Auch A.R. Duchossoir schreibt bereits 1981 in seinem Buch „Gibson Electrics“ über die Einführung des P-90 Pickups im Jahr 1946: „This new pick-up had two flat rectangular Alnico (II or IV) type magnets…“ Diese Information ist besonders interessant, weil Duchoisser Zugang zu Material-Listen hatte und viele Interviews mit Gibson Mitarbeitern führen konnte – und das zu einer Zeit (Ende der 70er Jahre) als noch viele Zeitzeugen und Archivmaterial zur Verfügung standen.

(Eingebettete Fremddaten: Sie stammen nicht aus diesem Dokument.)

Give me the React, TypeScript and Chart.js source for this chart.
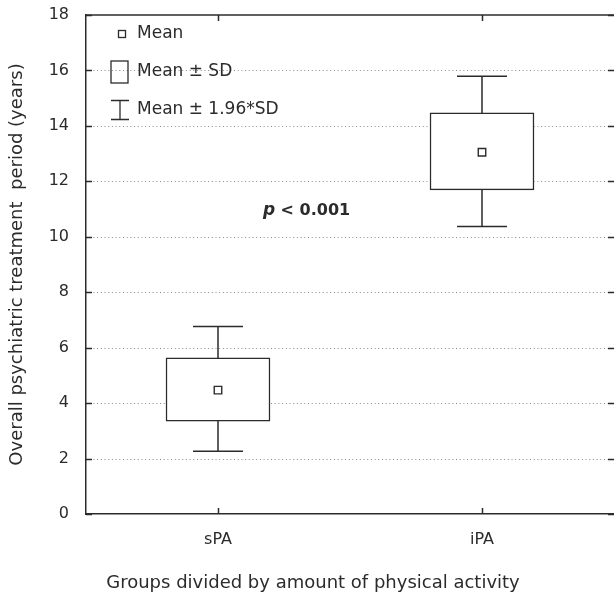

Auch die Aussage von Seth Lover, Gibson habe in erster Linie AlNiCo V Magnete verwendet, aber auch andere Legierungen, wenn AlNiCo V nicht zur Verfügung stand, lässt sich vielleicht verstehen und besser einordnen, wenn man den historischen Kontext betrachtet. Seth Lover hat Gibson im Jahr 1967 verlassen und es wäre nahe liegend, wenn sich seine Aussage auf seine letzten Jahre als Gibson Mitarbeiter bezieht, denn für die Mitte der 60er Jahre sind die Legierungen AlNiCo II und V belegt – so würde die Aussage von Seth Lover Sinn ergeben.
Übrigens: Wir werden als nächstes den Zeitraum vor 1952 untersuchen, denn wir halten es für möglich, dass die P-90 Magnete der frühen Jahre (1946 – 1951) zunächst aus einer AlNiCo II Legierung bestanden, bevor auf AlNiCo IV gewechselt wurde.
Klangeigenschaften:
Ein mit AlNiCo IV bestückter Pickup klingt voll, hat einen leicht nasalen Charakter und besitzt kräftige Höhen, die nie hart oder aufdringlich sind. AlNiCo IV ist definierter als AlNiCo V und dynamischer als AlNiCo II.
Der AlNiCo II bestückte Pickup ist ausgeglichen, etwas nasal, mit klaren, aber nicht aggressiven Höhen, dynamisch etwas träger als AlNiCo IV oder AlNiCo V.
Wenn bei AlNiCo V das volle magnetische Potenzial ausgeschöpft wird, klingt ein Pickup mit dieser Bestückung laut, wenig nasal und hart in den Höhen. Vorteil: dynamisch im Overdrive Modus. Man kann den Charakter des AlNiCo V Magneten durch gezielte Manipulation so trimmen, dass der Klang des so bestückten Pickups „akustischer“ wird, seine Aggressivität verliert und in die Richtung der AlNiCo IV Klangeigenschaften geht.